D’autre part, on nous raconte que la constitution est la table de la loi, pour autant l’actuelle constitution a été modifiée 24 fois. Le plus souvent par le Congrès (réunion à Versailles de nos « représentant(e)s » au Sénat et à l’Assemblée Nationale), notamment à quatre reprises pour rendre conforme la constitution française aux traités européens : en juin 1992 en vue de la ratification du traité de Maastricht, en janvier 1999 permettant la ratification du traité d’Amsterdam, en mars 2005 pour permettre la ratification du traité établissant une Constitution Européenne (traité rejeté par le peuple en mai 2005), et en février 2008 pour permettre la ratification par la France du traité de Lisbonne (frère jumeau du TCE rejeté précédemment !).
De quelle représentation parle-t-on ? En 2012, (source CEVIPOF), les employés et les ouvriers représentaient la moitié de la population et seulement 3 % des députés. A l’inverse les cadres et professions intellectuelles supérieures représentaient 82 % de l’ensemble. 55 % des députés sont issus de la fonction publique. Les femmes représentent 51,5 % de la population mais seulement 26,5 % à l’Assemblée,…

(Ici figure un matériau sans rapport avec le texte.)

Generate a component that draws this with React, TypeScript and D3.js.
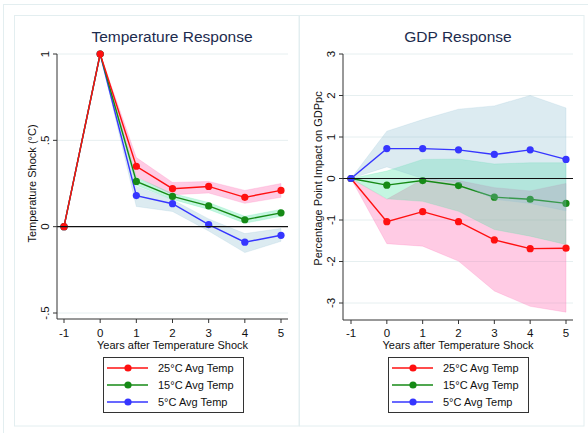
import React from "react";
import * as d3 from "d3";

// Horizon: years after the temperature shock
const years = [-1, 0, 1, 2, 3, 4, 5];

// Temperature response (°C) by average temperature, with confidence bounds
const temp25 = [0, 1, 0.35, 0.22, 0.233, 0.17, 0.21];
const temp25Lo = [0, 1, 0.29, 0.185, 0.195, 0.135, 0.17];
const temp25Hi = [0, 1, 0.4, 0.256, 0.262, 0.21, 0.25];
const temp15 = [0, 1, 0.262, 0.175, 0.12, 0.04, 0.08];
const temp15Lo = [0, 1, 0.24, 0.158, 0.1, 0.02, 0.06];
const temp15Hi = [0, 1, 0.285, 0.192, 0.14, 0.06, 0.1];
const temp5 = [0, 1, 0.18, 0.133, 0.012, -0.09, -0.05];
const temp5Lo = [0, 1, 0.117, 0.088, -0.025, -0.15, -0.085];
const temp5Hi = [0, 1, 0.233, 0.156, 0.045, -0.04, -0.01];

// GDP per capita response (percentage points), with confidence bounds
const gdp25 = [0, -1.04, -0.8, -1.04, -1.48, -1.69, -1.68];
const gdp25Lo = [0, -1.57, -1.63, -1.99, -2.71, -3.08, -3.22];
const gdp25Hi = [0, -0.5, -0.02, -0.05, -0.22, -0.3, -0.12];
const gdp15 = [0, -0.16, -0.05, -0.17, -0.45, -0.5, -0.6];
const gdp15Lo = [0, -0.49, -0.55, -0.79, -1.23, -1.39, -1.59];
const gdp15Hi = [0, 0.18, 0.46, 0.47, 0.35, 0.38, 0.38];
const gdp5 = [0, 0.72, 0.72, 0.69, 0.58, 0.69, 0.46];
const gdp5Lo = [0, 0.28, 0.0, -0.1, -0.5, -0.6, -0.78];
const gdp5Hi = [0, 1.14, 1.42, 1.67, 1.75, 2.0, 1.7];

const tempTicks = [-0.5, 0, 0.5, 1];
const tempTickLabels = ["-.5", "0", ".5", "1"];
const gdpTicks = [-3, -2, -1, 0, 1, 2, 3];
const gdpTickLabels = ["-3", "-2", "-1", "0", "1", "2", "3"];

const legendLabels = ["25°C Avg Temp", "15°C Avg Temp", "5°C Avg Temp"];

const FONT = "'Liberation Sans', Arial, Helvetica, sans-serif";
const lineColors = ["#ff1010", "#168a16", "#3636ff"];
const bandColors = [
  "rgba(255,110,180,0.36)",
  "rgba(60,225,155,0.3)",
  "rgba(140,190,210,0.3)",
];
const gridColor = "#e6eff0";
const frameColor = "#e3eef0";

type Series = { mid: number[]; lo: number[]; hi: number[] };

type PanelProps = {
  title: string;
  titleX: number;
  yLabel: string;
  yLabelX: number;
  tickLabelX: number;
  axisX: number;
  plotRight: number;
  xRange: [number, number];
  yDomain: [number, number];
  yRange: [number, number];
  axisY: number;
  ticks: number[];
  tickLabels: string[];
  series: Series[];
  legendX: number;
  layered: boolean;
};

function Panel(p: PanelProps) {
  const x = d3.scaleLinear().domain([-1, 5]).range(p.xRange);
  const y = d3.scaleLinear().domain(p.yDomain).range(p.yRange);
  const line = d3
    .line<number>()
    .x((_, i) => x(years[i]))
    .y((d) => y(d));
  const area = (s: Series) =>
    d3
      .area<number>()
      .x((i) => x(years[i]))
      .y0((i) => y(s.lo[i]))
      .y1((i) => y(s.hi[i]))(years.map((_, i) => i)) || "";

  const yMid = (p.yRange[0] + p.yRange[1]) / 2;
  const xMid = (p.axisX + p.plotRight) / 2;

  const band = (s: Series, k: number) => (
    <path key={"b" + k} d={area(s)} fill={bandColors[k]} stroke={bandColors[k]} strokeWidth={0.6} />
  );
  const trace = (s: Series, k: number) => (
    <g key={"l" + k}>
      <path d={line(s.mid) || ""} fill="none" stroke={lineColors[k]} strokeWidth={1.4} />
      {s.mid.map((v, i) => (
        <circle key={i} cx={x(years[i])} cy={y(v)} r={3.6} fill={lineColors[k]} />
      ))}
    </g>
  );

  return (
    <g>
      <text x={p.titleX} y={42} textAnchor="middle" fontSize={15.5} fill="#1c2b4e" fontFamily={FONT}>
        {p.title}
      </text>

      {/* gridlines */}
      {p.ticks
        .filter((t) => t !== 0)
        .map((t) => (
          <line key={"g" + t} x1={p.axisX} x2={p.plotRight} y1={y(t)} y2={y(t)} stroke={gridColor} />
        ))}

      {/* confidence bands and response lines */}
      {p.layered
        ? p.series.map((s, k) => (
            <g key={"s" + k}>
              {band(s, k)}
              {trace(s, k)}
            </g>
          ))
        : [
            ...p.series.map((s, k) => band(s, k)),
            ...p.series.map((s, k) => trace(s, k)).reverse(),
          ]}

      {/* zero reference line */}
      <line x1={p.axisX} x2={p.plotRight} y1={y(0)} y2={y(0)} stroke="#111" strokeWidth={1.2} />

      {/* y axis */}
      <line x1={p.axisX} x2={p.axisX} y1={y(p.yDomain[1])} y2={p.axisY} stroke="#333" />
      {p.ticks.map((t, i) => (
        <g key={"yt" + t}>
          <line x1={p.axisX - 4} x2={p.axisX} y1={y(t)} y2={y(t)} stroke="#333" />
          <text
            transform={`translate(${p.tickLabelX},${y(t)}) rotate(-90)`}
            textAnchor="middle"
            fontSize={11.5}
            fill="#111"
            fontFamily={FONT}
          >
            {p.tickLabels[i]}
          </text>
        </g>
      ))}
      <text
        transform={`translate(${p.yLabelX},${yMid}) rotate(-90)`}
        textAnchor="middle"
        fontSize={11}
        fill="#111"
        fontFamily={FONT}
      >
        {p.yLabel}
      </text>

      {/* x axis */}
      <line x1={p.axisX} x2={p.plotRight} y1={p.axisY} y2={p.axisY} stroke="#333" />
      {years.map((t) => (
        <g key={"xt" + t}>
          <line x1={x(t)} x2={x(t)} y1={p.axisY} y2={p.axisY + 4} stroke="#333" />
          <text x={x(t)} y={337} textAnchor="middle" fontSize={11.5} fill="#111" fontFamily={FONT}>
            {t}
          </text>
        </g>
      ))}
      <text x={xMid} y={349} textAnchor="middle" fontSize={11} fill="#111" fontFamily={FONT}>
        Years after Temperature Shock
      </text>

      {/* legend */}
      <g transform={`translate(${p.legendX},357)`}>
        <rect x={0.5} y={0.5} width={140} height={55} fill="#fff" stroke="#333" />
        {legendLabels.map((lab, k) => (
          <g key={lab} transform={`translate(0,${11 + k * 17})`}>
            <line x1={4} x2={45} y1={0} y2={0} stroke={lineColors[k]} strokeWidth={1.4} />
            <circle cx={25} cy={0} r={3.6} fill={lineColors[k]} />
            <text x={55} y={4} fontSize={11} fill="#111" fontFamily={FONT}>
              {lab}
            </text>
          </g>
        ))}
      </g>
    </g>
  );
}

export default function App() {
  const tempSeries: Series[] = [
    { mid: temp25, lo: temp25Lo, hi: temp25Hi },
    { mid: temp15, lo: temp15Lo, hi: temp15Hi },
    { mid: temp5, lo: temp5Lo, hi: temp5Hi },
  ];
  const gdpSeries: Series[] = [
    { mid: gdp25, lo: gdp25Lo, hi: gdp25Hi },
    { mid: gdp15, lo: gdp15Lo, hi: gdp15Hi },
    { mid: gdp5, lo: gdp5Lo, hi: gdp5Hi },
  ];
  return (
    <svg width={588} height={433} style={{ position: "absolute", left: 0, top: 0, background: "#fff" }}>
      {/* outer frame and panel frames */}
      <rect x={3.5} y={4.5} width={600} height={440} fill="none" stroke={frameColor} />
      <rect x={14.5} y={15.5} width={284.5} height={410.5} fill="#fff" stroke={frameColor} />
      <rect x={299.5} y={15.5} width={284.5} height={410.5} fill="#fff" stroke={frameColor} />

      <Panel
        title="Temperature Response"
        titleX={172}
        yLabel="Temperature Shock (°C)"
        yLabelX={36}
        tickLabelX={49}
        axisX={57}
        plotRight={288}
        xRange={[64, 281]}
        yDomain={[-0.5, 1]}
        yRange={[313, 54]}
        axisY={319}
        ticks={tempTicks}
        tickLabels={tempTickLabels}
        series={tempSeries}
        legendX={103}
        layered={false}
      />
      <Panel
        title="GDP Response"
        titleX={458}
        yLabel="Percentage Point Impact on GDPpc"
        yLabelX={322}
        tickLabelX={335}
        axisX={343}
        plotRight={573}
        xRange={[351, 566]}
        yDomain={[-3, 3]}
        yRange={[303, 54]}
        axisY={320}
        ticks={gdpTicks}
        tickLabels={gdpTickLabels}
        series={gdpSeries}
        legendX={388}
        layered={true}
      />
    </svg>
  );
}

Quant à la dernière modification de la constitution soumise à référendum, elle remonte à septembre 2000 et portait sur l’instauration du quinquennat (aggravant encore la présidentialisation du régime). Elle a été décidée par les deux têtes de l’exécutif de l’époque dans une période de cohabitation, puis elle a été soumise à référendum et adoptée par… 18,55 % des inscrits ! Par ailleurs aucun président de la cinquième République, pas même son fondateur, n’a obtenu la majorité des suffrages calculée par rapport aux inscrits, en dehors de M. Chirac (62%) en 2002.
Accepter de participer aux différentes mises en scène électorales, par nos votes, c’est déjà se soumettre aux pouvoirs hétéronomes (ce sont les maîtres que nous nous donnons) et s’en remettre à de prétendus représentant(e)s.
Aux adeptes du « tous pourris » nous affirmons que ce n’est pas une question de personne, même si pour quelques un(e)s leurs rêves se bornent à « arriver en haut de l’affiche », c’est une question de système. A l’intérieur d’un tel système en quoi serions-nous meilleur(e)s que d’autres ; en revanche nul n’est obligé de s’y adonner.
De plus cette représentation ne s’arrête pas aux partis politiques, elle concerne également les syndicats et les associations puisque seules ces différentes structures, fonctionnant toutes sur un mode pyramidal unique, sont reconnues par les institutions et servent de relais à l’État, aux collectivités territoriales comme à d’autres bureaucraties.
Ainsi ce système représentatif conduit à la fragmentation des gens ordinaires entre ces différentes organisations. D’autre part ce système porte en lui la négation de notre parole, celle-ci ne serait audible qu’à travers ces différents filtres, alors que la plupart d’entre nous restons en dehors ; pour être reconnus nous devrions adhérer, voire militer au sein de l’une d’elle et notre parole devrait passer par d’autres, plus savants ! N’est-il pas temps de sortir de ces antres et de ces cloisonnements ? Continuerons-nous obstinément de privilégier « ce qui nous ressemble », replié(e)s sur un entre nous, chacun(e) dans son estanco, son école de pensée, son drapeau, ou encore sa religion au détriment de « ce qui nous rassemble » pour le discuter à nouveau, à parole égale, sur la place publique, de s’y disputer même, afin de nous retrouver autour d’un commun et de le faire vivre.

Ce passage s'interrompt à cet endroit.